Mitt Romney’s eldest sister, who has backed prominent Democrats for office and is in Tampa showing support for her brother, had some reassuring words on Wednesday for women concerned about the Republican Party’s hard line on abortion.
Mitt Romney would never make abortions illegal as president, Jane Romney said when Convention Daily asked her about the subject after a “Women for Mitt” event. “He’s not going to be touching any of that,” she said. “It’s not his focus.”
Democratic warnings that abortion rights are under threat are an ungrounded fear tactic, Jane Romney said. “That’s what women are afraid of, but that’s conjured,” she said. “Personally, I don’t think abortion should be used as a football in the political arena.”

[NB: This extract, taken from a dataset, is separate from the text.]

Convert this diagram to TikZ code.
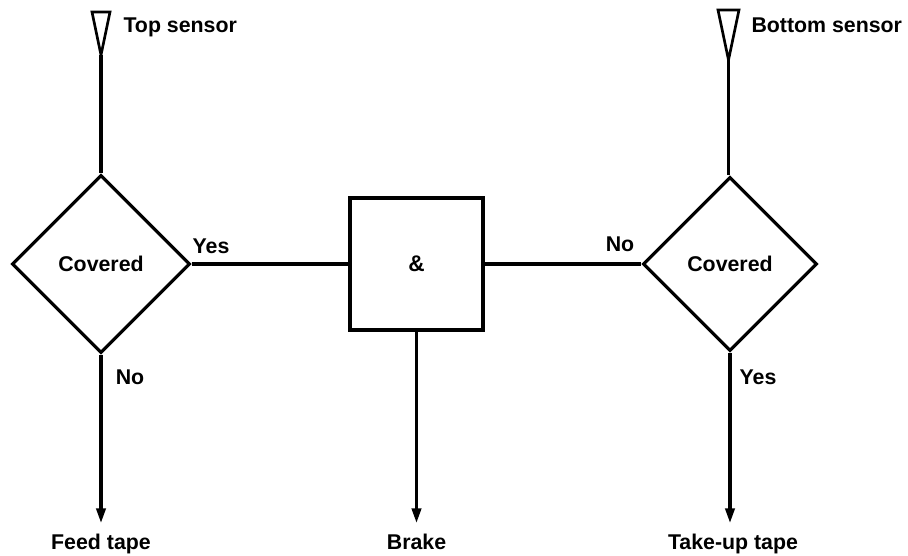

Democrats have not lacked fodder for such charges. Rep. Paul Ryan of Wisconsin, Romney’s running mate, and Rep. Todd Akin of Missouri, who is running for the Senate, are among the many Republicans who oppose abortion with no exceptions for rape or incest. And the Republican platform adopted this week explicitly calls for a constitutional ban on abortion, saying that “the unborn child has a fundamental individual right to life which cannot be infringed.” It does not specify any exceptions.
But, as Jane Romney put it, “Mitt’s much more in the middle” when it comes to abortion.
Mitt Romney has said he supports legal abortion in cases of rape and incest, and when the life of the woman is in danger. On the fate of abortion rights: “Recognize, this is the decision that will be made by the Supreme Court,” he said in an interview with CBS News this week. “The Democrats try and make this a political issue every four years, but this is a matter in the courts. It’s been settled for some time in the courts.”
Jane Romney said she believes “life is sacred” and suggested that those seeking an abortion should be required to undergo counseling. But she also said that abortion should “absolutely” be safe and legal. “Every woman needs to be left to make her own choice,” she said.
A ban on abortion is “never going to happen” under a Romney administration, Jane Romney said. “Women would take to the streets. Women fought for our choice; we’re not going to go back.”
Little is known about Jane Romney, who said she is an actress in Los Angeles. She is not a presence on the campaign trail; and unlike Ann Romney and the Romney sons, she has not been deployed as a surrogate. According to a Romney biography by Ronald B. Scott, a journalist for Time in the 1970s and a distant cousin of the candidate, Jane Romney supported the election bids of Sen. Barbara Boxer and Gov. Jerry Brown, both California Democrats.
Jane Romney said her brother can understand and empathize with women from all walks of life. She said he was there for her when she went through a divorce and raised four teenagers on her own. “Mitt and Ann are the right people at the right time for this country,” she said.